Caller Michelle: I don’t know if he’s an atheist and I don’t care.
Mike: You said he was removing God.
Caller Michelle: Yeah, he was.
Mike: Okay, maybe he doesn’t believe. That’s why I said that. I’m not saying that he does or does not, but if he’s an atheist, meaning he doesn’t believe in a God, then he is making a statement that his belief is that this all came from the big bang or whatever the case is. That is no more disprovable than, I’m to assume, your belief or Mitt’s belief that it came from the Mormon God, is it?
Caller Michelle: I don’t know, Mike.
Mike: Why do you want to interject this into your politics? You have a $16 trillion debt that doesn’t have anything to do with where somebody knelt in the White House or what they were looking at as they knelt in the White House.
Caller Michelle: I agree that that is more of a problem right now. It just bothered me because once you start taking God out of things, then basically what you’re doing is you’re taking the human part of the United States out. It’s almost like God is a symbol for the inalienable rights we have. Everybody has their own belief, so once you take that out, you’re stuck with this government and whatever government rule it is.

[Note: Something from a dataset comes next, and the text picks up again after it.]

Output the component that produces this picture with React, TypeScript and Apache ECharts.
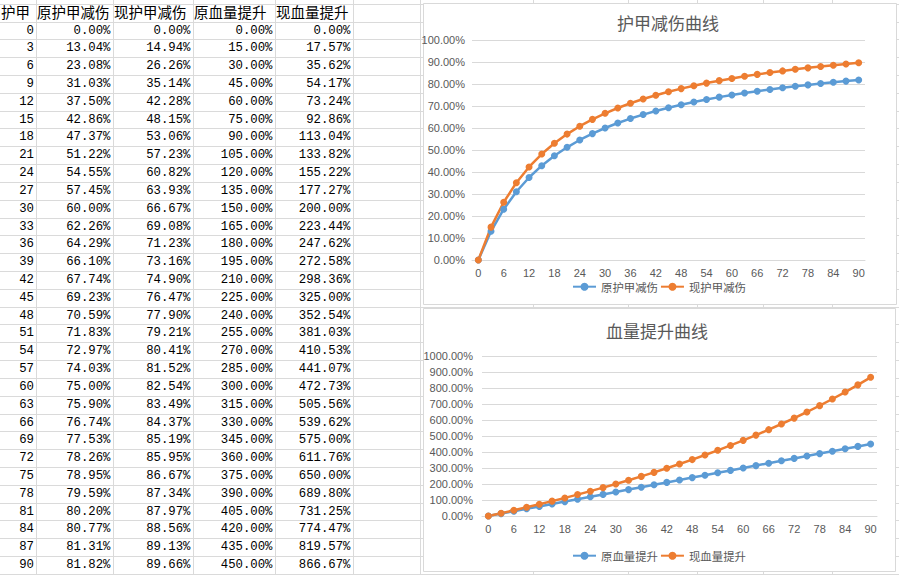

Mike: But the First Amendment took it out. You’re putting something there that wasn’t there. It was intentionally taken out. It was done by design so there could be, number one, no religious test for an office, which is actually in the Constitution, and number two, so that you wouldn’t have people preening about, campaigning about whether or not your God and your embrace of said God is better than somebody else’s God.
Caller Michelle: I don’t think people see it like that.
Mike: How do they see it? Explain it to me.
Caller Michelle: I don’t see it like that. I just see it as what I just said. I just said it’s everybody’s right to have their own beliefs and that’s what that symbolizes.
Mike: So putting God on the money, as James Madison viscerally opposed, that is part of our belief?
Caller Michelle: No, it’s part of your right to believe.
Mike: Why isn’t it part of someone else’s right to not believe?
Caller Michelle: It’s the whole reason why we have a capitalistic society, because people get to have their own beliefs and nobody can take those beliefs and freedoms away. That’s what the word God symbolizes.
Mike: Oh, dear. What does capitalism have to do with it? By the way, when you people out there talk about this talk radio speak that I just heard, this capitalistic society, you do realize you’re talking Marx. There’s very little talk of capitalistic societies prior to Marx pioneering this and Marx getting people to talk in terms of capitalism versus its antithesis. What may have been spoken about is free exchange, free enterprise. They may have said mercantile system. If there were currencies, they may have said a paper system. They would not have said capitalist system. This is another God. You’re worshipping the God of the capitalist system, aren’t you?
Caller Michelle: No.
Mike: Yeah, you are.
Caller Michelle: Listen, all I’m saying is that we should have –
Mike: Who is this we? Why is this we?
Caller Michelle: The people, us, America. We should have our own ideas and liberty and freedom.
Mike: Where does America end? At British Columbia all the way to Cuba or is it just the people that are lucky enough to be inside our God-granted and God-blessed borders? Or does it extend all the way down to Mexico? America is a big continent.
Caller Michelle: Everyone is trying to get in here, right? No one is really trying to get into Mexico, right?
Mike: Very soon, some of us are going to be trying to get out.
Caller Michelle: That’s true, too. If it stays on this course, yeah, we’re going to be getting out. Everyone is trying to get in here. Why? Because we have freedom of expression, freedom of religion --
Mike: I don’t think everyone is trying to get in here. You know where I want to get? Michelle, I gotta go. I’m getting nowhere with this. I want to get in the backseat of Roger Federer’s Mercedes, that’s where I want to get.